Feed Fatigue Is a Security Operations Problem
Security teams are already surrounded by telemetry. Logs, endpoint events, cloud alerts, email detections, identity signals, network activity, vulnerability data, and external intelligence all compete for attention.
Adding more feeds without improving prioritization can produce feed fatigue: a state where analysts have access to abundant intelligence but limited confidence in what deserves action.
Feed fatigue appears in several ways:
- Analysts stop trusting enrichment results because too many are low-value.
- Teams disable or tune down detections to control alert volume.
- Security engineers spend time maintaining integrations instead of improving coverage.
The issue is not that feeds are inherently noisy. The issue is that intelligence is often treated as a bulk import rather than a decision-support layer.
A feed should help an analyst answer questions such as:
- Is this domain part of an active phishing campaign?
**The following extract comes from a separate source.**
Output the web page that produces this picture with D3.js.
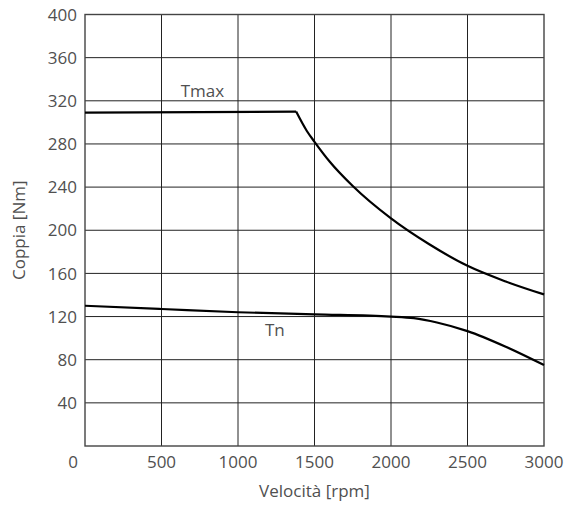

- Has this IP recently communicated with malware?
- Is this file associated with a known threat family?
- Should this alert be escalated, blocked, or closed?
If a feed cannot improve those decisions, its volume becomes a burden rather than an advantage.
Why Volume Is an Attractive but Misleading Metric
Large IOC counts are easy to market and easy to celebrate. A feed containing millions of indicators can sound more comprehensive than one focused on fewer, high-confidence observations. But volume alone does not answer the questions that matter to a CISO or SOC leader:
- How many indicators were relevant to our environment?
- How many improved detection or investigation outcomes?
- How many were fresh when they reached our tools?
- How many generated false positives or redundant alerts?
- How much analyst time did they save or consume?
- How quickly could the SOC act on them?
The most valuable threat intelligence is not necessarily the largest collection. It is the intelligence that reaches the right workflow, with the right context, at the right time.
Moving from Volume to Verified Relevance
The fix isn’t fewer indicators for the sake of fewer indicators. It’s indicators that come pre-validated against real, recent, observed attacker behavior, with the context attached that lets an analyst trust them without re-deriving that trust from scratch every time.
Each IOC ships with the context that makes utilization possible in the first place: links to the original sandbox session with MITRE ATT&CK TTPs and network behavior, malware family labels, and severity scoring — the difference between “here’s an IP” and “here’s an IP, here’s what it did, and here’s the proof.”

That contextual layer is also what keeps the noise down. Indicators are continuously refreshed and pre-processed to filter out stale or low-confidence entries, which is reflected in a near-zero false-positive rate compared to the long tail typical of open or aggregated feeds.
The feeds can be integrated into SIEM, SOAR, EDR, XDR, TIP, firewall, and other security workflows. This makes it possible to operationalize intelligence where analysts and controls already work, whether the goal is automated enrichment, detection tuning, proactive threat hunting, or blocking known malicious infrastructure.
For CISOs, the value is not simply more data entering the security stack. It is greater confidence that the SOC is spending its time on indicators that are current, relevant, and connected to real adversary activity.
Conclusion: The Best Feed Is Not the Biggest One
Threat intelligence should reduce uncertainty, not add another layer of it.
When a SOC collects indicators without measuring relevance, freshness, confidence, or actionability, it risks turning intelligence into a storage problem. Millions of IOCs may create the appearance of broad coverage while leaving analysts with more alerts, more duplicates, and less clarity.
The goal is not to collect every indicator that exists. It is to deliver the indicators that can improve a security decision before the opportunity to act disappears.
For modern security teams, intelligence value is not measured in records. It is measured in decisions improved, investigations accelerated, and threats stopped.